To share just a bit more, I have determined that it would have to be a two part system. You buy a metal "shell" that includes the spring winder. That would be a one-time purchase that fits your gun. Then you would buy "refill" packs that would be thin plastic that would be preloaded and disposable. Insert, wind, shoot, open to remove empty plastic pack, toss (or recycle). My design would have to be machine loaded and you would mess it up trying to reload it by hand. There would be no reason to anyway. For about $2-$3 more than the price of a 500 round brick of good quality ammo, you have zero handling of loose rounds and zero pushing into mags.

My initial calculations are telling me that 475-500 rounds would be pretty large and that 250 rounds might be a better first target.

Thanks again for all your help and interest. If I get a working prototype, I don't even own a 10/22 so I will need some help there.

yesterdaysyouth
March 18, 2005, 10:49 AM
if you get together a working model, i've got plenty of time to load mags i've even got a test rifle!!

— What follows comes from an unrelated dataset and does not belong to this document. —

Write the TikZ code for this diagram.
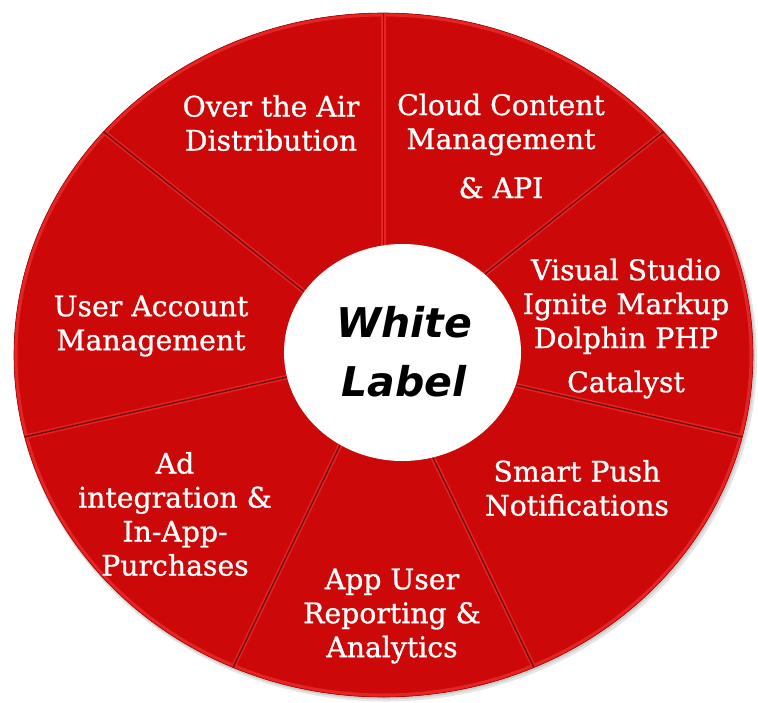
\documentclass[tikz,border=0pt]{standalone}
\usepackage{fontspec}
\setmainfont{DejaVu Serif}[FakeBold=0.9]
\newfontfamily\hubfont{DejaVu Sans}
\definecolor{wheelred}{RGB}{204,8,8}
\definecolor{rimlight}{RGB}{230,36,36}
\definecolor{spokedark}{RGB}{112,14,14}
\tikzset{
  segtext/.style={text=white, align=center, inner sep=0pt,
    font=\fontsize{28.3}{34}\selectfont},
  hubtext/.style={text=black, align=center, inner sep=0pt,
    font=\hubfont\bfseries\itshape\fontsize{41}{59}\selectfont},
  spokeglow/.style={rimlight, line width=4.5pt},
  spokeline/.style={spokedark, line width=1.5pt}
}
\begin{document}
\begin{tikzpicture}[x=1pt,y=-1pt]
\useasboundingbox (0,0) rectangle (758,702);
\coordinate (c) at (383.5,355);

% soft shadow and the red wheel
\fill[black,opacity=0.10] (385.5,358) ellipse [x radius=371.5, y radius=343.5];
\fill[black,opacity=0.10] (384.5,356.5) ellipse [x radius=370.5, y radius=342.8];
\fill[wheelred] (c) ellipse [x radius=369.5, y radius=342];

% rim points of the seven dividers
\coordinate (s1) at (383.5,13);
\coordinate (s2) at (663.4,131.8);
\coordinate (s3) at (742.3,436.9);
\coordinate (s4) at (533.9,667.4);
\coordinate (s5) at (233.1,667.4);
\coordinate (s6) at (24.7,436.9);
\coordinate (s7) at (103.6,131.8);

\begin{scope}
  \clip (c) ellipse [x radius=369.5, y radius=342];
  \draw[rimlight, line width=4pt] (c) ellipse [x radius=368, y radius=340.5];
  \foreach \s in {s1,s2,s3,s4,s5,s6,s7} {
    \draw[spokeglow] (c) -- (\s);
  }
  \foreach \s in {s1,s2,s3,s4,s5,s6,s7} {
    \draw[spokeline] (c) -- (\s);
  }
\end{scope}
\draw[wheelred!75!black, line width=0.6pt] (c) ellipse [x radius=369.5, y radius=342];

% white hub
\fill[white] (402.5,352.5) ellipse [x radius=118.5, y radius=108.5];
\node[hubtext] (hub) at (404,351.5) {White\\Label};

% segment labels
\node[segtext] (ota) at (271,123) {Over the Air\\Distribution};
\node[segtext] (cloud) at (501,146) {Cloud Content\\Management\\[15pt]\& API};
\node[segtext] (tools) at (626,328.5) {Visual Studio\\Ignite Markup\\Dolphin PHP\\[10pt]Catalyst};
\node[segtext] (push) at (577,488) {Smart Push\\Notifications};
\node[segtext] (report) at (392,616) {App User\\Reporting \&\\Analytics};
\node[segtext] (ads) at (175,514) {Ad\\integration \&\\In-App-\\Purchases};
\node[segtext] (account) at (151,326) {User Account\\Management};
\end{tikzpicture}
\end{document}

i was hoping you didn't miss that...

mete
March 18, 2005, 12:43 PM
What do you want ? Maximum cartridge -.278 rim dia,.044 rim thickness , case .613, cartridge 1.00, case body .226, bullet .2255 " There is of course max and min cartridge ,and max and min chamber.

Jim K
March 19, 2005, 12:56 AM
If you got the thing working and it really caught on (and no one passes any more laws) you could probably get the ammo companies to pack ammo in your disposable containers. But it would take a lot of persuading unless you could show them potential sales in the tens of millions of rounds. (I think total US consumption of .22 ammo is around 4 billion rounds a year.)

(Too bad I couldn't buy one, but MD has a magazine limit of 20 rounds and it doesn't look like it will be changed anytime in the foreseeable future.)

Jim

possenti
March 19, 2005, 10:50 AM
I'll also volunteer my 10/22 to be the test subject of this noble experiment.

After all, it's for the children.

(Do I get to keep one of the prototypes? :D )

RyanM
March 19, 2005, 03:59 PM
If you build them sturdily enough to be reused several times (but still cheap enough to be "disposable"), you could have customers mail the empty refill cassettes back, for a small discount on their next purchase. Or if these really catch on, you could sell reloading machines (mostly to gun shops, I'm guessing), and the owner can reload cassettes for a small fee.